As applied to this film, then, does negatively portraying Budweiser impede Anheuser-Busch's economic interests and is Budweiser used more extensively than necessary to accomplish the objective of showing that Washington's character is an alcoholic?

In any event, Anheuser-Busch has asked for the logo to be removed, but hasn't made any legal moves yet. That likely says something about how it perceives its chances of filing suit over this issue.

Source: The Hollywood Reporter, "Anheuser-Busch Asks Paramount to Remove Budweiser From Flight," Daniel Miller, Nov. 6, 2012

 


Wednesday, October 17, 2012

Trademark dispute erupts between 'The Hobbit' and 'Age of the Hobbits'

By Pankaj Ladhar of Manos • Alwine P.L.

If there were a movie at Redbox called "Age of the Hobbits," how many people here in Miami would think it had something to do with Peter Jackson's "The Hobbit," which is due to be released this holiday season?

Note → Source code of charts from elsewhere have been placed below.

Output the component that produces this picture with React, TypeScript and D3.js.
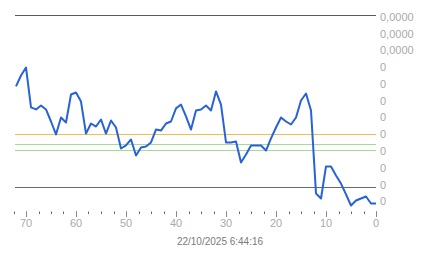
import React from "react";
import * as d3 from "d3";

// index (seconds ago) from 72 down to 0
const indices: number[] = d3.range(72, -1, -1);
const values: number[] = [
  6.86, 7.51, 7.99, 5.61, 5.49, 5.72, 5.49, 4.77, 4.0, 5.01, 4.71, 6.38, 6.5,
  5.96, 4.05, 4.65, 4.47, 4.89, 4.05, 4.83, 4.41, 3.16, 3.34, 3.7, 2.74, 3.22,
  3.28, 3.52, 4.29, 4.23, 4.65, 4.77, 5.55, 5.78, 5.07, 4.29, 5.43, 5.49, 5.72,
  5.43, 6.56, 5.78, 3.52, 3.52, 3.58, 2.33, 2.8, 3.34, 3.34, 3.34, 3.04, 3.76,
  4.41, 5.01, 4.77, 4.59, 5.01, 6.02, 6.44, 5.43, 0.48, 0.18, 2.09, 2.09, 1.55,
  1.07, 0.42, -0.24, 0.06, 0.18, 0.3, -0.12, -0.12,
];
const yTickValues: number[] = d3.range(0, 12);
const yTickLabels: string[] = [
  "0", "0", "0", "0", "0", "0", "0", "0", "0", "0,0000", "0,0000", "0,0000",
];
const xMajorTicks: number[] = [70, 60, 50, 40, 30, 20, 10, 0];
const xMinorTicks: number[] = d3.range(0, 73, 2.5);
const refLines = [
  { value: 11.12, color: "#5a5a5a" },
  { value: 4.02, color: "#ecbf55" },
  { value: 3.4, color: "#a9da92" },
  { value: 3.1, color: "#a9da92" },
  { value: 0.89, color: "#6a6a6a" },
];
const dateLabel = "22/10/2025 6:44:16";

export default function App() {
  const W = 443;
  const H = 258;
  const x = d3.scaleLinear().domain([72, 0]).range([16, 376]);
  const y = d3.scaleLinear().domain([0, 11]).range([201.5, 17]);
  const line = d3
    .line<number>()
    .x((_, i) => x(indices[i]))
    .y((d) => y(d));
  return (
    <svg
      width={W}
      height={H}
      style={{ position: "absolute", left: 0, top: 0, background: "#fff" }}
      fontFamily="'Liberation Sans', Arial, sans-serif"
    >
      {refLines.map((r, i) => (
        <line
          key={i}
          x1={x(72) - 1}
          x2={x(0)}
          y1={Math.round(y(r.value)) + 0.5}
          y2={Math.round(y(r.value)) + 0.5}
          stroke={r.color}
          strokeWidth={1}
        />
      ))}
      <path
        d={line(values) || ""}
        fill="none"
        stroke="#2762d6"
        strokeWidth={2}
        strokeLinejoin="round"
      />
      {yTickValues.map((v, i) => (
        <text
          key={i}
          x={380}
          y={y(v)}
          dy="0.35em"
          fontSize={11}
          fill="#aaaaaa"
        >
          {yTickLabels[i]}
        </text>
      ))}
      {xMinorTicks.map((t, i) => (
        <line
          key={"m" + i}
          x1={Math.round(x(t)) + 0.5}
          x2={Math.round(x(t)) + 0.5}
          y1={211.5}
          y2={214}
          stroke="#666"
        />
      ))}
      {xMajorTicks.map((t, i) => (
        <g key={"M" + i}>
          <line
            x1={Math.round(x(t)) + 0.5}
            x2={Math.round(x(t)) + 0.5}
            y1={211.5}
            y2={217}
            stroke="#888"
          />
          <text
            x={x(t)}
            y={223.5}
            dy="0.35em"
            textAnchor="middle"
            fontSize={11}
            fill="#aaaaaa"
          >
            {t}
          </text>
        </g>
      ))}
      <text
        x={220}
        y={241.5}
        dy="0.35em"
        textAnchor="middle"
        fontSize={10}
        fill="#7a7a7a"
      >
        {dateLabel}
      </text>
    </svg>
  );
}
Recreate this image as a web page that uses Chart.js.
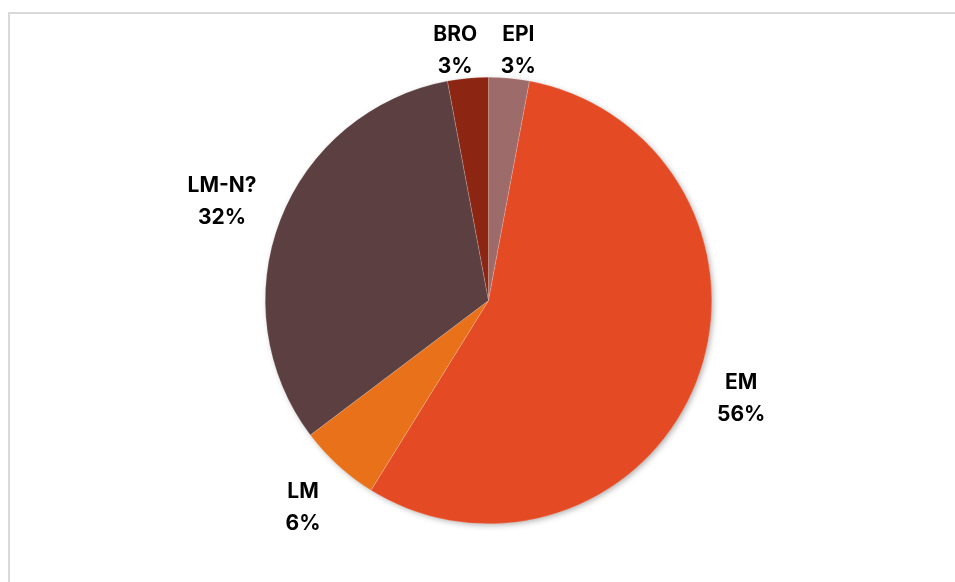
<!DOCTYPE html>
<html>
<head>
<meta charset="utf-8">
<script src="https://cdn.jsdelivr.net/npm/chart.js@4.4.1/dist/chart.umd.min.js"></script>
<style>
  html, body { margin: 0; padding: 0; background: #fff; overflow: hidden; }
  #frame {
    position: absolute; left: 8px; top: 12px; width: 946px; height: 600px;
    border-top: 2px solid #d9d9d9; border-left: 2px solid #d9d9d9;
  }
  #wrap { position: absolute; left: 0; top: 0; width: 955px; height: 582px; }
</style>
</head>
<body>
<div id="frame"></div>
<div id="wrap"><canvas id="pie"></canvas></div>
<script>
  // counts per category (clockwise from 12 o'clock)
  const LABELS = ['EPI', 'EM', 'LM', 'LM-N?', 'BRO'];
  const VALUES = [1, 19, 2, 11, 1];
  const COLORS = ['#9e6b6b', '#e44a24', '#e8711a', '#5c3f41', '#8c2613'];

  // label placement: distance of label centre from pie centre, small angle nudge (deg)
  const LABEL_POS = {
    'EPI':   { dist: 252, nudge: 1.5 },
    'EM':    { dist: 271, nudge: 0 },
    'LM':    { dist: 278, nudge: -0.5 },
    'LM-N?': { dist: 284, nudge: -0.9 },
    'BRO':   { dist: 252, nudge: -2.3 }
  };

  const shadowPlugin = {
    id: 'pieShadow',
    beforeDatasetsDraw(chart) {
      const arc = chart.getDatasetMeta(0).data[0];
      if (!arc) return;
      const p = arc.getProps(['x', 'y', 'outerRadius'], true);
      const ctx = chart.ctx;
      ctx.save();
      ctx.shadowColor = 'rgba(0,0,0,0.35)';
      ctx.shadowBlur = 6;
      ctx.shadowOffsetX = 2;
      ctx.shadowOffsetY = 2;
      ctx.fillStyle = '#ffffff';
      ctx.beginPath();
      ctx.arc(p.x, p.y, p.outerRadius - 1, 0, Math.PI * 2);
      ctx.fill();
      ctx.restore();
    }
  };

  const labelPlugin = {
    id: 'outsideLabels',
    afterDatasetsDraw(chart) {
      const ctx = chart.ctx;
      const data = chart.data.datasets[0].data;
      const total = data.reduce(function (a, b) { return a + b; }, 0);
      ctx.save();
      ctx.font = '700 21px Inter, "Open Sans", sans-serif';
      ctx.fillStyle = '#000000';
      ctx.textAlign = 'center';
      ctx.textBaseline = 'middle';
      chart.getDatasetMeta(0).data.forEach(function (arc, i) {
        const p = arc.getProps(['x', 'y', 'startAngle', 'endAngle'], true);
        const name = chart.data.labels[i];
        const pos = LABEL_POS[name];
        const a = (p.startAngle + p.endAngle) / 2 + pos.nudge * Math.PI / 180;
        const cx = p.x + Math.cos(a) * pos.dist;
        const cy = p.y + Math.sin(a) * pos.dist;
        const pct = Math.round(data[i] / total * 100) + '%';
        ctx.fillText(name, cx, cy - 16);
        ctx.fillText(pct, cx, cy + 16);
      });
      ctx.restore();
    }
  };

  new Chart(document.getElementById('pie'), {
    type: 'pie',
    data: {
      labels: LABELS,
      datasets: [{
        data: VALUES,
        backgroundColor: COLORS,
        borderColor: 'rgba(255,255,255,0.35)',
        borderWidth: 0.5
      }]
    },
    options: {
      responsive: true,
      maintainAspectRatio: false,
      animation: false,
      layout: { padding: { left: 265, right: 243, top: 77, bottom: 58 } },
      plugins: {
        legend: { display: false },
        tooltip: { enabled: false }
      }
    },
    plugins: [shadowPlugin, labelPlugin]
  });
</script>
</body>
</html>
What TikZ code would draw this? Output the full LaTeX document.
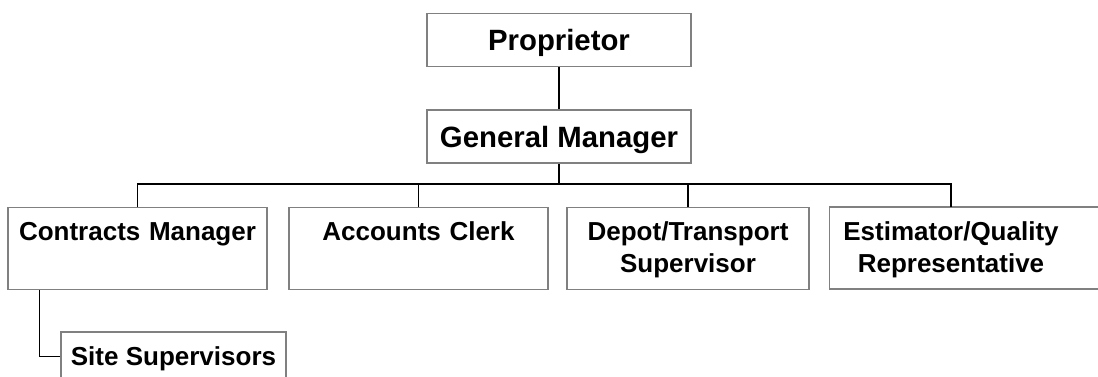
\documentclass[tikz,border=0pt]{standalone}
\usepackage{fontspec}
\setmainfont{Liberation Sans}
\usetikzlibrary{calc}
\definecolor{boxgray}{RGB}{128,128,128}

\begin{document}
\begin{tikzpicture}[x=0.75pt,y=-0.75pt,
    head/.style={draw=boxgray,line width=1.1pt,minimum width=198pt,minimum height=40pt,
        inner sep=0pt,text height=15.75pt,text depth=0pt,font=\bfseries\fontsize{22}{26}\selectfont},
    staff/.style={draw=boxgray,line width=1.1pt,anchor=north,align=center,inner sep=0pt,
        text height=24.75pt,text depth=36.75pt,font=\bfseries\fontsize{19.5}{24}\selectfont},
    link/.style={draw=black,line width=1pt}]
    \useasboundingbox (0,0) rectangle (1098,376);
    \clip (0,0) rectangle (1098,376);

    \node[head] (prop) at (559,40) {Proprietor};
    \node[head] (gm) at (559,136.5) {General Manager};

    \node[staff,text width=194.25pt] (cm) at (137.5,207) {Contracts Manager};
    \node[staff,text width=194.25pt] (ac) at (418.5,207) {Accounts Clerk};
    \node[staff,text width=181.5pt] (dp) at (688,207) {Depot/Transport\\Supervisor};
    \node[staff,text width=181.5pt,draw=none] (est) at (951,207) {Estimator/Quality\\Representative};
    \draw[boxgray,line width=1.1pt] (est.north west) rectangle ++(270,82);

    \node[head,minimum width=168.75pt,minimum height=36.75pt,text height=14pt,
        font=\bfseries\fontsize{19.5}{24}\selectfont] (ss) at (173.5,356.5) {Site Supervisors};

    % reporting lines
    \coordinate (bus) at (0,184);
    \draw[link] (prop) -- (gm);
    \draw[link] (gm.south) -- (gm.south |- bus);
    \draw[link] (cm.north) |- (bus -| est.north) -- (est.north);
    \foreach \n in {ac,dp}
        \draw[link] (\n.north) -- (\n.north |- bus);
    \draw[link] (cm.south west) ++(32,0) |- (ss.west);
\end{tikzpicture}
\end{document}
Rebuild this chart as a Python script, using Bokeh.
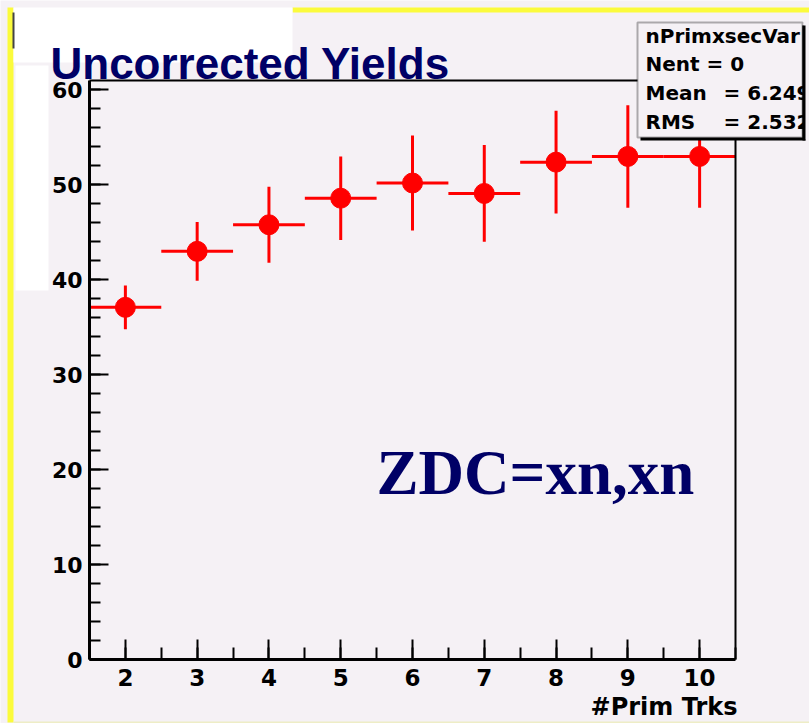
from bokeh.plotting import figure
from bokeh.models import (BoxAnnotation, Label, LinearAxis, SingleIntervalTicker,
                          FixedTicker, Range1d, ColumnDataSource)
from bokeh.embed import file_html
from bokeh.resources import INLINE

# Uncorrected yields per primary-track multiplicity bin (ZDC = xn,xn)
n_prim_trks = [2, 3, 4, 5, 6, 7, 8, 9, 10]
yields = [37.1, 43.0, 45.8, 48.6, 50.2, 49.1, 52.4, 53.0, 53.0]
yield_err = [2.3, 3.1, 4.0, 4.4, 5.0, 5.1, 5.4, 5.4, 5.4]
bin_width = 1.0

# Histogram statistics box contents
stats_name = "nPrimxsecVar"
stats_entries = 0
stats_mean = "6.249"
stats_rms = "2.532"

BG = "#f5f1f5"
NAVY = "#000066"
RED = "#ff0000"
YELLOW = "#fbfb3c"
TICK_FONT = "DejaVu Sans"

# Canvas geometry: the histogram pad sits inside a decorated page
W, H = 809, 723
PAD_L, PAD_R, PAD_T, PAD_B = 89, 735, 80, 659
X_LO, X_HI = 1.5, 10.5
Y_LO, Y_HI = 0.0, 61.0
sx = (PAD_R - PAD_L) / (X_HI - X_LO)
sy = (PAD_B - PAD_T) / (Y_HI - Y_LO)

p = figure(width=W, height=H,
           x_range=Range1d(X_LO - PAD_L / sx, X_HI + (W - PAD_R) / sx),
           y_range=Range1d(Y_LO - (H - PAD_B) / sy, Y_HI + PAD_T / sy),
           x_axis_location=None, y_axis_location=None,
           output_backend="svg", toolbar_location=None,
           background_fill_color=BG, border_fill_color=BG,
           outline_line_color=None,
           min_border=0)
p.xgrid.visible = False
p.ygrid.visible = False

# --- axes drawn along the pad edges ------------------------------------
xa = LinearAxis(ticker=SingleIntervalTicker(interval=1, num_minor_ticks=2),
                fixed_location=Y_LO, bounds=(X_LO, X_HI))
ya = LinearAxis(ticker=SingleIntervalTicker(interval=10, num_minor_ticks=5),
                fixed_location=X_LO, bounds=(Y_LO, Y_HI))
for ax, maj, mnr, stand, fs in ((xa, 20, 12, 9, "23px"), (ya, 19, 11, 7, "22px")):
    ax.axis_line_width = 3
    ax.axis_line_color = "black"
    ax.major_tick_in = maj
    ax.major_tick_out = 0
    ax.minor_tick_in = mnr
    ax.minor_tick_out = 0
    ax.major_tick_line_width = 2
    ax.minor_tick_line_width = 2
    ax.major_tick_line_color = "black"
    ax.minor_tick_line_color = "black"
    ax.major_label_standoff = stand
    ax.major_label_text_font = TICK_FONT
    ax.major_label_text_font_style = "bold"
    ax.major_label_text_font_size = fs
    ax.major_label_text_color = "black"
p.add_layout(xa, "below")
p.add_layout(ya, "left")

# plain frame lines on top and right
for side, loc, bnd in (("above", Y_HI, (X_LO, X_HI)), ("right", X_HI, (Y_LO, Y_HI))):
    fa = LinearAxis(ticker=FixedTicker(ticks=[]), fixed_location=loc, bounds=bnd,
                    axis_line_width=2, axis_line_color="black",
                    major_tick_line_color=None, minor_tick_line_color=None,
                    major_label_text_font_size="0px")
    p.add_layout(fa, side)

# --- data: error crosses and markers ---------------------------------
src = ColumnDataSource(dict(
    x=n_prim_trks,
    y=yields,
    lo=[v - e for v, e in zip(yields, yield_err)],
    hi=[v + e for v, e in zip(yields, yield_err)],
    xl=[x - bin_width / 2 for x in n_prim_trks],
    xr=[x + bin_width / 2 for x in n_prim_trks],
))
p.segment(x0="x", y0="lo", x1="x", y1="hi", source=src, line_color=RED, line_width=3)
p.segment(x0="xl", y0="y", x1="xr", y1="y", source=src, line_color=RED, line_width=3)
p.scatter("x", "y", source=src, marker="circle", size=20,
          fill_color=RED, line_color=RED)


def box(l, r, t, b, fill, line=None, lw=0):
    p.add_layout(BoxAnnotation(left=l, right=r, top=t, bottom=b,
                               left_units="canvas", right_units="canvas",
                               top_units="canvas", bottom_units="canvas",
                               fill_color=fill, fill_alpha=1.0,
                               line_color=line, line_width=lw))


def label(x, y, text, size, color="black", font=TICK_FONT, style="bold",
          align="left", baseline="alphabetic"):
    p.add_layout(Label(x=x, y=y, x_units="canvas", y_units="canvas", text=text,
                       text_font=font, text_font_style=style,
                       text_font_size=size, text_color=color,
                       text_align=align, text_baseline=baseline))


# --- page decorations -------------------------------------------------
box(7, 13, 7, 722, YELLOW)
box(292, 809, 7, 12, YELLOW)
box(13, 809, 721, 723, "#eeedc6")
box(13, 292, 7, 62, "white")
box(15, 48, 65, 290, "white")
box(12, 14, 12, 48, "#444444")

label(50, 63, "Uncorrected Yields", "44px", color=NAVY, font="Liberation Sans")
label(376, 472, "ZDC=xn,xn", "63px", color=NAVY, font="Liberation Serif")
label(737, 706, "#Prim Trks", "24px", align="right")

# --- statistics box ---------------------------------------------------
box(640, 805, 25, 140, "black")
box(637, 802, 22, 137, BG, line="black", lw=2)
label(645, 35, stats_name, "20px", baseline="middle")
label(645, 63, f"Nent = {stats_entries}", "20px", baseline="middle")
label(645, 92, "Mean", "20px", baseline="middle")
label(723, 92, f"= {stats_mean}", "20px", baseline="middle")
label(645, 121, "RMS", "20px", baseline="middle")
label(723, 121, f"= {stats_rms}", "20px", baseline="middle")
# trim text running past the right edge of the box
box(803, 809, 23, 139, BG)
box(802, 805, 25, 140, "black")

open("out.html", "w").write(file_html(p, INLINE))
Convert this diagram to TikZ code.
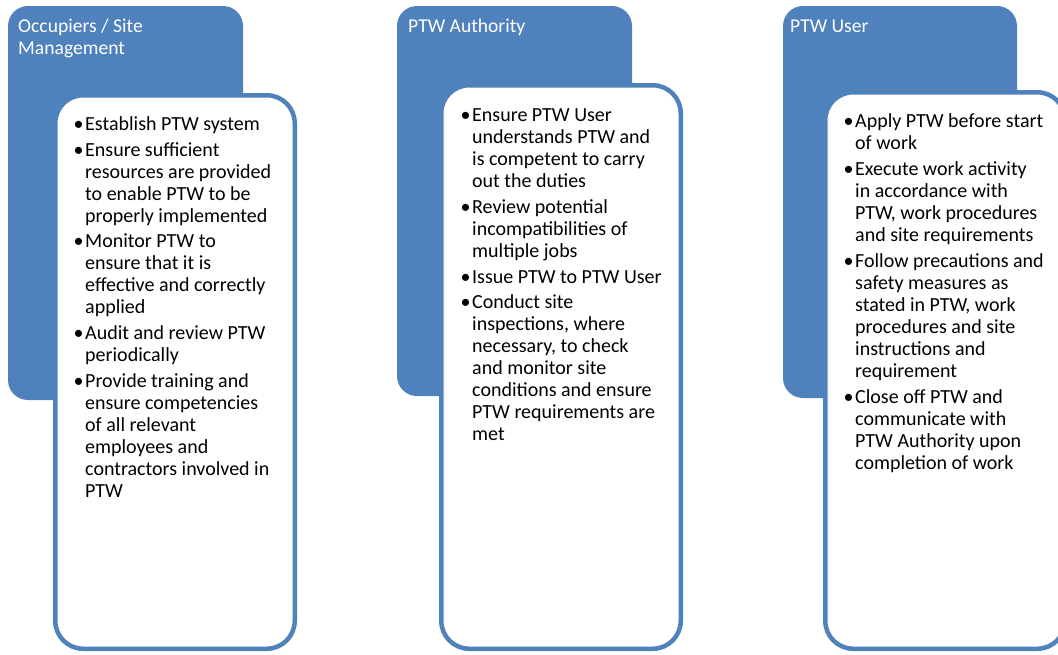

Probably quite a few, because the word "hobbit" calls to mind J.R.R. Tolkein's "Lord of the Rings" novels. Peter Jackson's "The Hobbit" is based on those books; "Age of the Hobbits" is not.

That's why New Line Cinema recently sued The Asylum over its "Age of the Hobbits" film, which is due to be released direct-to-video a few days before "The Hobbit" is released in December.

New Line claims that "hobbit" is a trademarked phrase and refers only to characters in Tolkein's novels. The Asylum claims otherwise; pointing to how a hominid species discovered in 2003 was referred to as a "hobbit" before it received a proper scientific name.

Some elements of "The Age of Hobbits" do seem to suggest it is a knockoff, but that in and of itself is not illegal. In 1993, a film production company won the legal right to make an imitation of "Aladdin," and ever since then, it's been harder for studios to prevent the making and marketing of copycat films.

It will be interesting to see how this develops. The Asylum was also sued this summer when it tried to release a film called "American Battleships" at nearly the same time as Universal's "Battleship" and in that case, it changed the name of the film to "American Warships."